High risk pregnancy



Pregnant women and their babies are at increased risk of health problems before, during and after delivery and special monitoring is needed throughout pregnancy.

Risk factors for a high-risk pregnancy?
  • Advanced maternal age. i.e. mothers older than age 35.
  • Lifestyle. Smoking, drinking and drug abuse.
  • Medical history.  Hypertension, diabetes, heart diseases, poorly controlled asthma, infections, and blood-clotting disorders increase pregnancy related risks.
  • Surgical history.  Multiple C-sections, multiple abdominal surgeries or surgery for uterine tumors (fibroids).
  • Pregnancy complications.  Abnormal placenta position, fetal growth restriction and Rh (rhesus) isoimmunization.
  • Multiple pregnancy.  In women carrying twins or higher order multiples, pregnancy risks are higher.
How can I promote a healthy pregnancy?
  • Schedule a preconception appointment. With the very first thought of becoming pregnant, consult your gynecologist. She will counsel you to take daily vitamins with folic acid and reach a healthy weight even before you become pregnant. Any ongoing medical disease needs to be treated.

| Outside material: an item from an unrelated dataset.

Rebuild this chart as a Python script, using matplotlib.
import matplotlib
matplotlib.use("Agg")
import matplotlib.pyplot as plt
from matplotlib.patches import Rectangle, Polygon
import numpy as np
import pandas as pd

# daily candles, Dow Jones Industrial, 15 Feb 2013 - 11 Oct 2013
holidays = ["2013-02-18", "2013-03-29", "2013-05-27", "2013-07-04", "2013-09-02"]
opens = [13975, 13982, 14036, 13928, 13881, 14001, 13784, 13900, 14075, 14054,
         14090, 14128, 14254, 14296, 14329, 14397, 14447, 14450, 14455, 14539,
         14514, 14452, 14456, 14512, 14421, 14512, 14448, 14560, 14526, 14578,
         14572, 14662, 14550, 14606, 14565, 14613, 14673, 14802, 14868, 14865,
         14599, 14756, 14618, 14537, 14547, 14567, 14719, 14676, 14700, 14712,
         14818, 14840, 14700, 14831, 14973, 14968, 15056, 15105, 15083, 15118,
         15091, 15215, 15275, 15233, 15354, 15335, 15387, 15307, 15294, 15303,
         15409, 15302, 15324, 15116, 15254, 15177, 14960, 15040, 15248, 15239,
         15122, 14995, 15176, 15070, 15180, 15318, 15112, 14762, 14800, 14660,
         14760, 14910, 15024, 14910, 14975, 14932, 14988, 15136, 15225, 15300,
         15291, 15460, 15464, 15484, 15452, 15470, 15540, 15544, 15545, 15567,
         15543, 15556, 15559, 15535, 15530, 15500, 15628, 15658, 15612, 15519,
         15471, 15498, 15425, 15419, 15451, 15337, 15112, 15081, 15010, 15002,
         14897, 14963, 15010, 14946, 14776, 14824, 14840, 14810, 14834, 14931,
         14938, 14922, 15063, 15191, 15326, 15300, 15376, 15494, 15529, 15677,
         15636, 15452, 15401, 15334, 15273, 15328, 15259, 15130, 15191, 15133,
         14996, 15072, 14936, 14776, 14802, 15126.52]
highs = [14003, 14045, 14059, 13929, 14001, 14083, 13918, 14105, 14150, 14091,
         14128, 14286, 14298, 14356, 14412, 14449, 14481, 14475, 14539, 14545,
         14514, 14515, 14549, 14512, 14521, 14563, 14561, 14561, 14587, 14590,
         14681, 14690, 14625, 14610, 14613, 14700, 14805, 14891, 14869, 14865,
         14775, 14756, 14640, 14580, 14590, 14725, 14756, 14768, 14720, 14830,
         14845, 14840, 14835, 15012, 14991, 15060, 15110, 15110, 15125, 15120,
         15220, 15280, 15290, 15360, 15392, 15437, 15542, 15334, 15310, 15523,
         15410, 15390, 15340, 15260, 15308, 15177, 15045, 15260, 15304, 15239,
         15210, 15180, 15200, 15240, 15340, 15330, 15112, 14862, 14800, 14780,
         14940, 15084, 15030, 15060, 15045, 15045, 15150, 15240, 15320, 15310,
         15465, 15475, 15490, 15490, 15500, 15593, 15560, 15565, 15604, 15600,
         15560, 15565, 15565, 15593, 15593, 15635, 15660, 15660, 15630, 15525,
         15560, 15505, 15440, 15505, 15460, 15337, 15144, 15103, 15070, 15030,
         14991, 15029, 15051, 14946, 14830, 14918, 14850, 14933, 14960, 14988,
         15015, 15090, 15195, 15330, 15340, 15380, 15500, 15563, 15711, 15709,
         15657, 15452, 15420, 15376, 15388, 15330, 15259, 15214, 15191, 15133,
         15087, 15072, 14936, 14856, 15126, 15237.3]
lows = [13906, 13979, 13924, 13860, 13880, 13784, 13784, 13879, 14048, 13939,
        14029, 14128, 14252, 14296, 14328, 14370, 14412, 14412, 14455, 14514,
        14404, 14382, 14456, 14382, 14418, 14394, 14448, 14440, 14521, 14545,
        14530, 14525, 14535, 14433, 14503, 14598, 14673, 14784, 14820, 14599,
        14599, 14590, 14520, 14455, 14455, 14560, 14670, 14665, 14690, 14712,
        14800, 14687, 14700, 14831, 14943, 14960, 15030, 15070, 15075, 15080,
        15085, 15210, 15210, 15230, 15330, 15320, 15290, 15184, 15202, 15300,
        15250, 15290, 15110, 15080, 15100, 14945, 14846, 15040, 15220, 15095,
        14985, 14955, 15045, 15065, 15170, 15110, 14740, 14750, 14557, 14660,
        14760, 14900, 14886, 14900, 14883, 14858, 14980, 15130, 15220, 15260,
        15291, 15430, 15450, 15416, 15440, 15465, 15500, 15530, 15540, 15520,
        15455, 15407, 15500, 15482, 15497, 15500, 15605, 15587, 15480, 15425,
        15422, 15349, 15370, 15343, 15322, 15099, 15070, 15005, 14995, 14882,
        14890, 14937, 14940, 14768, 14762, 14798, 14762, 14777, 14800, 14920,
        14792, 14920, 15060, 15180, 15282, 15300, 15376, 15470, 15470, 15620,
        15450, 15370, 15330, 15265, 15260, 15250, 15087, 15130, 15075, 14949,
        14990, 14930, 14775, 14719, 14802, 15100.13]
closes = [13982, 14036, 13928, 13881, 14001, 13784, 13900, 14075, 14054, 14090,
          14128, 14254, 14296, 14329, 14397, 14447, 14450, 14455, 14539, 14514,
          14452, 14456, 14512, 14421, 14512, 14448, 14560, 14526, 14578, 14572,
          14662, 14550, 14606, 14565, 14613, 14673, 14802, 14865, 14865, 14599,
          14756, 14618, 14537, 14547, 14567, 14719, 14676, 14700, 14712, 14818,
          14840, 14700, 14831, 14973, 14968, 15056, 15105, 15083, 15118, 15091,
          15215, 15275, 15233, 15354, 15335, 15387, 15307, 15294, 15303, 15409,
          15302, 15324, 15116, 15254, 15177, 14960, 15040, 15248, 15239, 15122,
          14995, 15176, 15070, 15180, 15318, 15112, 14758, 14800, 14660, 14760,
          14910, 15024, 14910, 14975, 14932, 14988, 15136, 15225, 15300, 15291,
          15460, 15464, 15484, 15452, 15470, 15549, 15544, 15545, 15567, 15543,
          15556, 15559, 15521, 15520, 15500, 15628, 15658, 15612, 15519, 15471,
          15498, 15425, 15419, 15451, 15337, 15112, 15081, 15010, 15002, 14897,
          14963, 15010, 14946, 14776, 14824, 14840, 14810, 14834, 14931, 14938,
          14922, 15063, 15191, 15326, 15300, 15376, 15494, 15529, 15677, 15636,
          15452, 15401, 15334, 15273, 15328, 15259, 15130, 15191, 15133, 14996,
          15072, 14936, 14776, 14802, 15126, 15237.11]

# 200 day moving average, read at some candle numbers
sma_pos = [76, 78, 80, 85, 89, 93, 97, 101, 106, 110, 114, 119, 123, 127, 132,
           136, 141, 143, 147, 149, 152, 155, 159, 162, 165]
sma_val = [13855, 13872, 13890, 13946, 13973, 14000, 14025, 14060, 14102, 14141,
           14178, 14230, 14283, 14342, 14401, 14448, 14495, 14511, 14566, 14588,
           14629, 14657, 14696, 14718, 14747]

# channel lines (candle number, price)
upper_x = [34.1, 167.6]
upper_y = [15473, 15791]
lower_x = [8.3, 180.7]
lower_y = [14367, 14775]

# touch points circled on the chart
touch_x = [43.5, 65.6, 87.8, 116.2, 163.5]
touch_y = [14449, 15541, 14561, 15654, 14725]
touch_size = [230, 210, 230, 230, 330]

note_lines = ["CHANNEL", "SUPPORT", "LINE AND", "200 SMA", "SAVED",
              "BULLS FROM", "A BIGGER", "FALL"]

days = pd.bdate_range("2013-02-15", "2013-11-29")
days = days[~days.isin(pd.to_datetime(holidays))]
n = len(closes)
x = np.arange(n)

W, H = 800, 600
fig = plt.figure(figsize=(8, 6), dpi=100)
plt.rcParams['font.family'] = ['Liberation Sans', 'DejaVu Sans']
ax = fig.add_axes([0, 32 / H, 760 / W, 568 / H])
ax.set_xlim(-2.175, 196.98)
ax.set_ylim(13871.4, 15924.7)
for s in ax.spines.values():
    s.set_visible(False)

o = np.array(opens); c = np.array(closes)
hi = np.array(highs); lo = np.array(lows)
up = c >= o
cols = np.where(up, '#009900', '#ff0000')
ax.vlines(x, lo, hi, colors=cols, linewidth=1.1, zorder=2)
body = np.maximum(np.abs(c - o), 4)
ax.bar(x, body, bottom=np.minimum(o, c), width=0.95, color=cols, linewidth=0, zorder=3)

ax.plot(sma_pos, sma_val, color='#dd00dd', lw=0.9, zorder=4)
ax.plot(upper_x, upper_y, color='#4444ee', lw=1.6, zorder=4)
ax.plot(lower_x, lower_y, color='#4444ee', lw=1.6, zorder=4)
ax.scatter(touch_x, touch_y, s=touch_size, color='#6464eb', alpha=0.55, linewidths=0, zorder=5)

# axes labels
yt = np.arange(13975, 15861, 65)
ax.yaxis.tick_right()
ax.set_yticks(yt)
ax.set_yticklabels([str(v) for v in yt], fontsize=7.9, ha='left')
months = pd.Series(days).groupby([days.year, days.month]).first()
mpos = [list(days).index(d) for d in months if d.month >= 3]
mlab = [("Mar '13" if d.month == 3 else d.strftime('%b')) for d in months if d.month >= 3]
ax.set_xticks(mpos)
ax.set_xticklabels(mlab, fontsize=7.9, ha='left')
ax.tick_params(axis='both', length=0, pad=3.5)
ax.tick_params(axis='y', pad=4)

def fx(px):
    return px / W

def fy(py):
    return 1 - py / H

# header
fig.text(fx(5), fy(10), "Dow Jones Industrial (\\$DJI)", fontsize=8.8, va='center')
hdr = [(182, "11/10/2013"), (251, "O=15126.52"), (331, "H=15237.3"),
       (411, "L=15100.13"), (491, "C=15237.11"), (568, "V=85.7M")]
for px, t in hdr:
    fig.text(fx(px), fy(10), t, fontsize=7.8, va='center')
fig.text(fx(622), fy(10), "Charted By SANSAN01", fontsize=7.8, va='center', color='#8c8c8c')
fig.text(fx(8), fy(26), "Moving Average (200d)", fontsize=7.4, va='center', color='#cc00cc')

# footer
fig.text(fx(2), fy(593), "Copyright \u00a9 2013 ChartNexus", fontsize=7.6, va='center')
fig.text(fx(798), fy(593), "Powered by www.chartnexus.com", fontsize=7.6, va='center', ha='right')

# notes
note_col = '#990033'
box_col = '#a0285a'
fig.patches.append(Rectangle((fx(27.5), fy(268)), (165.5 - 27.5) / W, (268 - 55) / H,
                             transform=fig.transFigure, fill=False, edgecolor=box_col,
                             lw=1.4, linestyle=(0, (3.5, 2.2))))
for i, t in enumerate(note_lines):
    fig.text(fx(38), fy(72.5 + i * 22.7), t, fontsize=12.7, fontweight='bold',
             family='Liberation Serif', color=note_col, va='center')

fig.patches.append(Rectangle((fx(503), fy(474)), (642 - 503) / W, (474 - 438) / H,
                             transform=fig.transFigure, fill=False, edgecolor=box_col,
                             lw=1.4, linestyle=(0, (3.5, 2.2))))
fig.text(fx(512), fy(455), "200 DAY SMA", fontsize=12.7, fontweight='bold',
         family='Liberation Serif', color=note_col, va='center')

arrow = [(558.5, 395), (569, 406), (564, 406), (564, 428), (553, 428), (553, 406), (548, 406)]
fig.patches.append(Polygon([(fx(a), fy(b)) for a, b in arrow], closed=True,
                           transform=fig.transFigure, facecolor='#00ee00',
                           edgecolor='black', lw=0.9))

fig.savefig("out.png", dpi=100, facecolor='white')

  • Seek regular prenatal care. Antenatal visits help to monitor your and your baby’s health.
  • Eat a healthy diet. Increase your folic acid, protein, calcium and iron.
  • Gain weight wisely. Right amount of weight gain can support your baby’s health and makes it easier to shed the extra pounds after delivery.

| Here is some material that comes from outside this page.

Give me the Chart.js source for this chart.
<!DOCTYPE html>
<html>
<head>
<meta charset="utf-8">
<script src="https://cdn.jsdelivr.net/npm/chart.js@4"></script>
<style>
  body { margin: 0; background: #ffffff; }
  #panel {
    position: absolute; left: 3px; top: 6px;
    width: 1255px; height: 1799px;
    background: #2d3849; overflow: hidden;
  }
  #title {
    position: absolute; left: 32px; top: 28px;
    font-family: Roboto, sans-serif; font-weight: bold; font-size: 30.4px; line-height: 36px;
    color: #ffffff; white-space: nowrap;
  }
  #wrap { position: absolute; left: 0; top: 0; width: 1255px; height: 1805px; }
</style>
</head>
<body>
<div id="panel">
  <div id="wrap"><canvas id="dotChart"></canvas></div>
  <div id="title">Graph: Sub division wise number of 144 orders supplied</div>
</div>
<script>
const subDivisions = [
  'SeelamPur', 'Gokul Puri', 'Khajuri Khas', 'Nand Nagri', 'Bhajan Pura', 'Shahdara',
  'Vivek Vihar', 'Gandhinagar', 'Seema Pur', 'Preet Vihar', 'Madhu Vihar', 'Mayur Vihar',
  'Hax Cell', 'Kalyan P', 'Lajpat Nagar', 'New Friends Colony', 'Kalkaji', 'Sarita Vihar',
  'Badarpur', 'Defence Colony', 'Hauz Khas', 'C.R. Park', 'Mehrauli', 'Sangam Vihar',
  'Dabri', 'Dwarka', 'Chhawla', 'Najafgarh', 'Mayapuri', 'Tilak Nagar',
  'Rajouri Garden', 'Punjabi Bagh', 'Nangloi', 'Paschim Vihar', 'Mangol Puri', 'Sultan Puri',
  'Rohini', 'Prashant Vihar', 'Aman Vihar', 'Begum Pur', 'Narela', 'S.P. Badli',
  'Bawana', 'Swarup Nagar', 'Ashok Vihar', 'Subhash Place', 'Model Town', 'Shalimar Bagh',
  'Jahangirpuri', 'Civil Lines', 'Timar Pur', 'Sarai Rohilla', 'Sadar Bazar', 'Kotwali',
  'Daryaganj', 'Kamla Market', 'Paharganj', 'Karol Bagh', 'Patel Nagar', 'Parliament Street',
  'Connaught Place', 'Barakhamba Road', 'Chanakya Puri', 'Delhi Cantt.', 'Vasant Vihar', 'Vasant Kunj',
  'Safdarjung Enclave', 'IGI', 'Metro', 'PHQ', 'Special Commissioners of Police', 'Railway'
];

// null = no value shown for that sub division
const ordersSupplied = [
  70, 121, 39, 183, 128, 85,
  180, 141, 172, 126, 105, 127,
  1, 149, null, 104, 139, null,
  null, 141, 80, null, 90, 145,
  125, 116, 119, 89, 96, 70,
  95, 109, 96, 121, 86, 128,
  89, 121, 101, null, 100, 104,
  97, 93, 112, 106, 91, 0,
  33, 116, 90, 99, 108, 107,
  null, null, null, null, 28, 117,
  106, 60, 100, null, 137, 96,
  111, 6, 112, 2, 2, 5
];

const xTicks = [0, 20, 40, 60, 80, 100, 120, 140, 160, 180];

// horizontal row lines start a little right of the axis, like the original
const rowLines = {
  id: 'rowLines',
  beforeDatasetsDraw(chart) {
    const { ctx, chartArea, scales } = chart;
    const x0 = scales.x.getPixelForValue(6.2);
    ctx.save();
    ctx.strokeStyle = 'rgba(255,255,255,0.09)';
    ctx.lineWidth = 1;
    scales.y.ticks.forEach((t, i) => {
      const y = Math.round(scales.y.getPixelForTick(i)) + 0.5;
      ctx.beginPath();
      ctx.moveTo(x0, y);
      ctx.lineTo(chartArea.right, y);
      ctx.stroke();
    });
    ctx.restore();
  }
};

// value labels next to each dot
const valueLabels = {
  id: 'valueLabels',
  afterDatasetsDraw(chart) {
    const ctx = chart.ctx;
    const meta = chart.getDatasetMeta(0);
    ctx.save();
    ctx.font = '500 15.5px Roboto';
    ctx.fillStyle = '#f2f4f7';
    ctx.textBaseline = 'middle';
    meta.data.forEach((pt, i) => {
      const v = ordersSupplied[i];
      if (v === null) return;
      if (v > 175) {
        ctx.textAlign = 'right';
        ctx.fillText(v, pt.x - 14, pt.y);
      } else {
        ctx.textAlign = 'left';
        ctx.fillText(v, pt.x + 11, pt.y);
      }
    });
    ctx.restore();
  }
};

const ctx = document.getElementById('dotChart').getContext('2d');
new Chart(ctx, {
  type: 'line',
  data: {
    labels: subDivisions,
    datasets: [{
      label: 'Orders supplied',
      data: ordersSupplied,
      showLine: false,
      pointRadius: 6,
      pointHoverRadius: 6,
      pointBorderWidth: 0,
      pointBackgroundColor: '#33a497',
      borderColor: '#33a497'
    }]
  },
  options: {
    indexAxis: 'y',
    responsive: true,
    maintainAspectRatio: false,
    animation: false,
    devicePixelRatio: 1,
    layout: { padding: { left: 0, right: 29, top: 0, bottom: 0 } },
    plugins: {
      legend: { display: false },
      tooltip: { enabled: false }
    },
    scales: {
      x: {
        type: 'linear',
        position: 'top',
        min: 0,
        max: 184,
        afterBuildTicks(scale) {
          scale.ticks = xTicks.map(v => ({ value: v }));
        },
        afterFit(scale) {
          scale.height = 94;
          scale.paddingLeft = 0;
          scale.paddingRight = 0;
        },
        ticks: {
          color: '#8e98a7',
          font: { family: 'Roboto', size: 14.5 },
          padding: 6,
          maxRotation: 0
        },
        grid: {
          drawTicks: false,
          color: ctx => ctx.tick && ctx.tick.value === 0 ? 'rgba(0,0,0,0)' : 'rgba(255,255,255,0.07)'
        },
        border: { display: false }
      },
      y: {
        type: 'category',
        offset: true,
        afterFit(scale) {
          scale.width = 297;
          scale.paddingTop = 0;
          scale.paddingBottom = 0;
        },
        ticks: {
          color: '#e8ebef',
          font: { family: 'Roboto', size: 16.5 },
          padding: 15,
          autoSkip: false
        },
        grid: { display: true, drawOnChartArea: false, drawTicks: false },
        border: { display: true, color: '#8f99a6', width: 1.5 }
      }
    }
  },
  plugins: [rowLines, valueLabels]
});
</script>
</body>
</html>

  • Avoid risky substances. Smoking, alcohol and drug abuse are to be avoided.
What special tests are needed?
  • Specialized or targeted ultrasound. This type of fetal ultrasound is used to target a suspected problem and abnormal development.

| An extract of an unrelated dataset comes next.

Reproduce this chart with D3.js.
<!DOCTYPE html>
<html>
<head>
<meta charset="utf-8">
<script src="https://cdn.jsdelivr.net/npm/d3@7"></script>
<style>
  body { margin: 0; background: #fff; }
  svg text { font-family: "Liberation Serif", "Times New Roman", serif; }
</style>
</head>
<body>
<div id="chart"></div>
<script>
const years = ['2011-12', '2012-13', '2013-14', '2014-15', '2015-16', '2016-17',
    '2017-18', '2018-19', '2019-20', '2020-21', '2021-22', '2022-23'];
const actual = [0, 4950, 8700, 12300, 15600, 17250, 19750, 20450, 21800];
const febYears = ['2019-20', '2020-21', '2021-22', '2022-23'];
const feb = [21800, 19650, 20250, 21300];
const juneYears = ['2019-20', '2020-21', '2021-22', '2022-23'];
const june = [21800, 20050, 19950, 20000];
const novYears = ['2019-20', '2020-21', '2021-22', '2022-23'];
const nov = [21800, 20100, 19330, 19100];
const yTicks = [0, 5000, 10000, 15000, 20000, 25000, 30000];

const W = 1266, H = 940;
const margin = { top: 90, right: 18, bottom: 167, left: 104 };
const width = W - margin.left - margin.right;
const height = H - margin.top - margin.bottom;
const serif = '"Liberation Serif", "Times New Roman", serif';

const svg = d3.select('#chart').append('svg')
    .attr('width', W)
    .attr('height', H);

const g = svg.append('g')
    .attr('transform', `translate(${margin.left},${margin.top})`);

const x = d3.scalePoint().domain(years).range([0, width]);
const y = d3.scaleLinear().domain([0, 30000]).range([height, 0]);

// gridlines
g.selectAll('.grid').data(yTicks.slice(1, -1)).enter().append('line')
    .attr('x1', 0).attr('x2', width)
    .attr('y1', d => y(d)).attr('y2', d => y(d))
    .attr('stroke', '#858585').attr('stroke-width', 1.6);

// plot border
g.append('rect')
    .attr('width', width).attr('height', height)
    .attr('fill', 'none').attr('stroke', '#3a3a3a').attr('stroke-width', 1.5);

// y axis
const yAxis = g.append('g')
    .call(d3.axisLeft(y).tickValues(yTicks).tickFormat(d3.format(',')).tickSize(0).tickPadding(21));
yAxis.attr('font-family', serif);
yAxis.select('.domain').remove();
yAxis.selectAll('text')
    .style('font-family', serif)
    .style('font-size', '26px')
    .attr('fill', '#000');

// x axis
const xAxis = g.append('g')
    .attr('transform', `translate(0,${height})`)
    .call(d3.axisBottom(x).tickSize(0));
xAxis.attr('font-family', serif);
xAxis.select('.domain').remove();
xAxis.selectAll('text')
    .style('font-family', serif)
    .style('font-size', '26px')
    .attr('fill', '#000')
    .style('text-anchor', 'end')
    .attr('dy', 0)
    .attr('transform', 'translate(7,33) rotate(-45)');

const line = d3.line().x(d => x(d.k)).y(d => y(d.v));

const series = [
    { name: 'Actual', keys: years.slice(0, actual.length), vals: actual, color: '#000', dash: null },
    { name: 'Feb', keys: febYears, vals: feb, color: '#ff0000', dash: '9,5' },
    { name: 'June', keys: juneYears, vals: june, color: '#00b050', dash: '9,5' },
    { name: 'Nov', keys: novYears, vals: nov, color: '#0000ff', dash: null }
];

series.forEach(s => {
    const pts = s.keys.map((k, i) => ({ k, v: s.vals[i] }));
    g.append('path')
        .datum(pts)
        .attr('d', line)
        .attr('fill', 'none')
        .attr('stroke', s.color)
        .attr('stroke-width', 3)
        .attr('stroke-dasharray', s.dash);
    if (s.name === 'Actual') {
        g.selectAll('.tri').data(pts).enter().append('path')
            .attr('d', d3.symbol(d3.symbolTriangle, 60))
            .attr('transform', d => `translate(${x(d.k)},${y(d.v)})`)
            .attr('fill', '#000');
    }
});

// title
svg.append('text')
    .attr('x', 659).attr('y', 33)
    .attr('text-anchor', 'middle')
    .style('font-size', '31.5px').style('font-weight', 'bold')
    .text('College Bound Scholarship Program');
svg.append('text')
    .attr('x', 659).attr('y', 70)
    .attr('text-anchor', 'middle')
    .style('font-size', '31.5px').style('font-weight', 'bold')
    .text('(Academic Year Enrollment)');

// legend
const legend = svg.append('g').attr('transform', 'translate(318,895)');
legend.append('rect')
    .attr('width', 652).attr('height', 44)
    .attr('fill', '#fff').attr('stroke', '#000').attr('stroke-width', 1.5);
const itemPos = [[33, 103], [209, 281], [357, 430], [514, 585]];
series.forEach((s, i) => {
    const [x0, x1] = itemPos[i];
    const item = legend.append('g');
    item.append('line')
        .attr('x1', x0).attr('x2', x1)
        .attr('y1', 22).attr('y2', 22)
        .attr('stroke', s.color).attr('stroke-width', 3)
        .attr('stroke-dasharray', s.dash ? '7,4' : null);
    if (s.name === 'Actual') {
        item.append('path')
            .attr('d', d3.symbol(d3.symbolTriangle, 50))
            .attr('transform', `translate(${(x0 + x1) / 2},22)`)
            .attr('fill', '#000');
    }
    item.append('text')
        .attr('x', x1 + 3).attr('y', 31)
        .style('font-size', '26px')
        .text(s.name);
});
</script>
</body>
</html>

  • Amniocentesis. It is typically done after week 15 of pregnancy. A sample of amniotic fluid is withdrawn and sent for examination. It can identify certain genetic conditions and serious abnormalities of the brain or spinal cord.
  • Chorionic villus sampling (CVS). Here, cells are taken directly from the placenta between 10 and 12 weeks of pregnancy.
  • Cordocentesis.  Baby’s blood is sampled from the umbilical cord for testing certain genetic disorders, blood conditions and infections.
  • Ultrasound for cervical length. Done to measure the length of your cervix to determine the at risk of preterm labor.
  • Lab tests. Routine blood tests and urine examination is adviced. Additional screening tests for infectious diseases such as HIV and syphilis are also required.
  • Biophysical profile. It is used to evaluate fetal well-being.
What are the warning signs that I need to take care of?
  • Vaginal bleeding
  • Severe headaches
  • Pain or cramping in the lower abdomen
  • Watery vaginal discharge.
  • Regular or frequent contractions.
  • Decreased fetal movement.
  • Pain or burning with urination
  • Changes in vision, including blurred vision

Presence of these signs and symptoms warrant prompt action and emergency care.

The best possible way to promote a healthy pregnancy is to become responsible and stay aware of the warning signs and take immediate steps.